**INSTRUCTIONS FOR THE TASK:** Lines containing the word "this" should be extracted in full.

**EXCERPTED DATA:**
+++++

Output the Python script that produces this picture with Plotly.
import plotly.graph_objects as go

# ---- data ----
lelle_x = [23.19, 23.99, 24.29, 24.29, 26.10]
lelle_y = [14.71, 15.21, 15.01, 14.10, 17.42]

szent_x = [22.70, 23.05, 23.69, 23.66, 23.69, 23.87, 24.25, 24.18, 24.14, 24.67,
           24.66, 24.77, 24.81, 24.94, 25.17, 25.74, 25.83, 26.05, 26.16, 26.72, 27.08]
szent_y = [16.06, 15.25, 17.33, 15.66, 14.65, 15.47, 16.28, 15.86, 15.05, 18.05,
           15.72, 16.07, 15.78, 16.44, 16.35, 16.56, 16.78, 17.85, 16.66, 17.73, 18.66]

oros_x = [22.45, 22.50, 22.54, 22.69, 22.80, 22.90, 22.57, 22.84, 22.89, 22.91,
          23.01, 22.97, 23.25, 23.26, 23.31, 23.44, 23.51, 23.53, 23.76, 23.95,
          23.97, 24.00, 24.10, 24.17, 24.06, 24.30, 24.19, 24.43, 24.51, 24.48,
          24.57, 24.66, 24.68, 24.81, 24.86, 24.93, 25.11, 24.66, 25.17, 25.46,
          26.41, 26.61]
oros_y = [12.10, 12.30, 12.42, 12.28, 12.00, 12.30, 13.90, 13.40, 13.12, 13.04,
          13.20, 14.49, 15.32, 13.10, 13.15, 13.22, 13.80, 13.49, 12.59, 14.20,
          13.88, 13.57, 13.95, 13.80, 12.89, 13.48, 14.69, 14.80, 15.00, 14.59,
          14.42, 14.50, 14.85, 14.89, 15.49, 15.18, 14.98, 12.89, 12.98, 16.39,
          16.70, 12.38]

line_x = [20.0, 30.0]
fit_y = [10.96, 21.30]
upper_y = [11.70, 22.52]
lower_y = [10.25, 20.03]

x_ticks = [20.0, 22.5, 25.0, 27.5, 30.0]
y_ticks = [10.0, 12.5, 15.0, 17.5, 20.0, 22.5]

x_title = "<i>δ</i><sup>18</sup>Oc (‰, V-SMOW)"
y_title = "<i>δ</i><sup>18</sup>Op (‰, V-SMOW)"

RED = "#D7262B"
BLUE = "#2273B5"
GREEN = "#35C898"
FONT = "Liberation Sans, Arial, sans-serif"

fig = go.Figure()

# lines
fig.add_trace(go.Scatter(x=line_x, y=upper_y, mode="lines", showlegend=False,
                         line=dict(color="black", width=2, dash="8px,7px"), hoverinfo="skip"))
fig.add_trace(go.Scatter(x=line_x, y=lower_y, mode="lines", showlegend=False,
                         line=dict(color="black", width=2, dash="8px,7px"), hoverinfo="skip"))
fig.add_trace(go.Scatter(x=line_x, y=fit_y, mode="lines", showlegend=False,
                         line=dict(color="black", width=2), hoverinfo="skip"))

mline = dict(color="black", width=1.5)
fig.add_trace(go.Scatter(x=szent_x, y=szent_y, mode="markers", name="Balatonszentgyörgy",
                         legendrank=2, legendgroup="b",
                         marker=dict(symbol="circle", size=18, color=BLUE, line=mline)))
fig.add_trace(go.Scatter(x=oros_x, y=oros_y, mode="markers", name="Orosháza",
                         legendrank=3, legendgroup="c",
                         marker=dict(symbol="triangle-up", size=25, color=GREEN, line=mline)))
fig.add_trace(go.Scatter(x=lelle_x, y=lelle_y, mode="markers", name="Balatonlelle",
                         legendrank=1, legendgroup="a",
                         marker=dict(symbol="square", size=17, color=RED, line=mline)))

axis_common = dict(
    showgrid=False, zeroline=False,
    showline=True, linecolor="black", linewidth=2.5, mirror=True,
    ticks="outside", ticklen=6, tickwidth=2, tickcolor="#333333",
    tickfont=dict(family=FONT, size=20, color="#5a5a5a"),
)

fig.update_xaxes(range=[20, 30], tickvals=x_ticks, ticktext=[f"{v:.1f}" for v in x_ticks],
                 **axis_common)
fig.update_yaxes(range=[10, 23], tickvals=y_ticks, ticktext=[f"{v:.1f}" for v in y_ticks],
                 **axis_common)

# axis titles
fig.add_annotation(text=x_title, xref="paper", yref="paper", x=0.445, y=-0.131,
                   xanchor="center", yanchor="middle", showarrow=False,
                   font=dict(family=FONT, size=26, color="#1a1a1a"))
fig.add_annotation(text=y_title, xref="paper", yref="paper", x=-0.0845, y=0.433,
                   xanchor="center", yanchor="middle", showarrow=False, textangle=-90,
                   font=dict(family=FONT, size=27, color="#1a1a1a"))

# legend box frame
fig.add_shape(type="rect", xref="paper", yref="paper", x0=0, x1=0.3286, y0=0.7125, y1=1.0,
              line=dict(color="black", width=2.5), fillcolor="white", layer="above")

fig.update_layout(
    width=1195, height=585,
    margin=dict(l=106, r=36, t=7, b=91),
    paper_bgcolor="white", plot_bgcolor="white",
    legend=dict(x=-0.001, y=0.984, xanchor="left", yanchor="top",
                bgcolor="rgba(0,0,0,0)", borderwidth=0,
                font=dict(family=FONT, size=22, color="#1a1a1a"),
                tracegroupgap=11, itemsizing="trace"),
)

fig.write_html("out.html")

+++++

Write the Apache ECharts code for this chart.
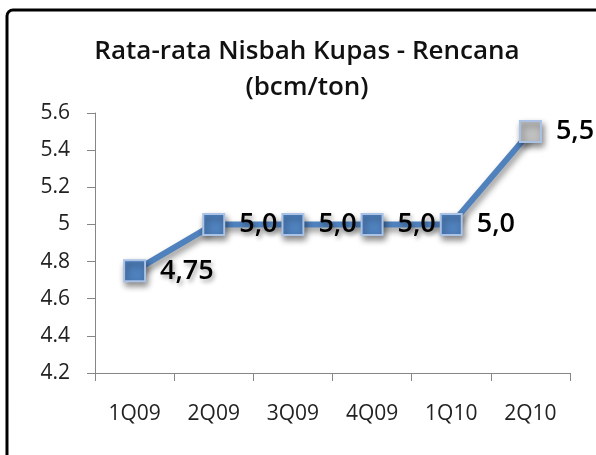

+++++

**EXERCISE RESULT:**
Output the Python script that produces this picture with Plotly.
Write the Apache ECharts code for this chart.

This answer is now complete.